Scientific classification
- Kingdom: Plantae
- Clade: Tracheophytes
- Clade: Angiosperms
- Clade: Eudicots
- Clade: Rosids
- Order: Fabales
- Family: Fabaceae
- Subfamily: Caesalpinioideae
- Clade: Mimosoid clade
- Genus: Acacia
- Species: A. translucens
- Binomial name: Acacia translucens A.Cunn. ex Hook.

= Acacia translucens =

- Genus: Acacia
- Species: translucens
- Authority: A.Cunn. ex Hook.

Species of legume

Acacia translucens, commonly known as poverty bush, is a shrub that is endemic to a large area of north western Australia.

==Description==
Poverty bush is a low, spreading shrub with a flat top that grows to a height of 0.5 to 3 m and a width of around 1.5 m and that branches near ground level and has dark grey to black coloured bark that is quite smooth. As with many arid shrubland Acacia species, it has phyllodes instead of leaves. The thinly leathery dull grey-green phyllodes have a narrowly elliptic to elliptic shape and are curved and slightly sigmoid with a length of 0.6 to 2 cm in length and with a width of 4 to 9 mm with three more or less visible main nerves. It blooms between March and November. Its flowers are yellow, and held in spherical clusters about 5 mm in diameter. The seed pods are held erect above the foliage, instead of hanging down like most Acacias.
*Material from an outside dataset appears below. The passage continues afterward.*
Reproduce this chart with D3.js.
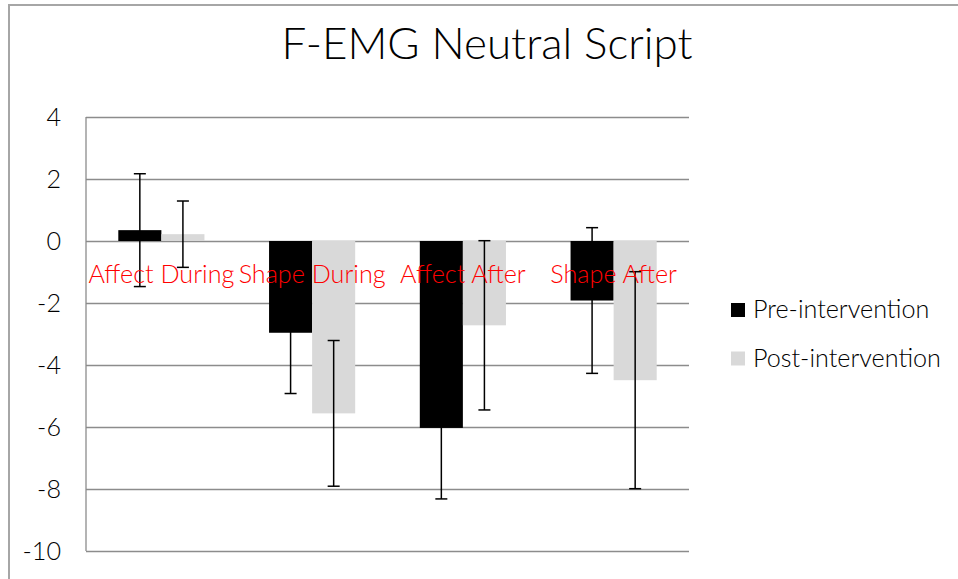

The brittle, thinly woody, brown to black coloured seed pods that are formed after flowering have a narrowly oblanceolate to oblanceolate shape with a length of 2 to 5.5 cm and a width of 4 to 10 mm with oblique nerves. The brown seeds inside have an oblong shape with a length of 3 to 6 mm.

==Taxonomy==
The species was first formally described by the botanist Allan Cunninhgham in 1837 as a part of the William Jackson Hooker work Icones Plantarum. It was reclassified as Racosperma transluscens in 1987 by Leslie Pedley then transferred back to genus Acacia in 2006.

==Distribution==
It is native to arid areas of spinifex plains in northern Australia. It is distributed throughout the inland Pilbara and Kimberley regions of Western Australia, and east into the Victoria River region of the Northern Territory usually growing in shallow sandy soils of sandstone. It is often situated in gully floors and on hillsides as a part of open Eucalyptus woodland communities.

==Cultivation==
The plant is used in gardens and is a hardy grower in tropical regions and needs a sunny position and well-drained soil. The seeds need to be treated with boiling water or scarified for propagation.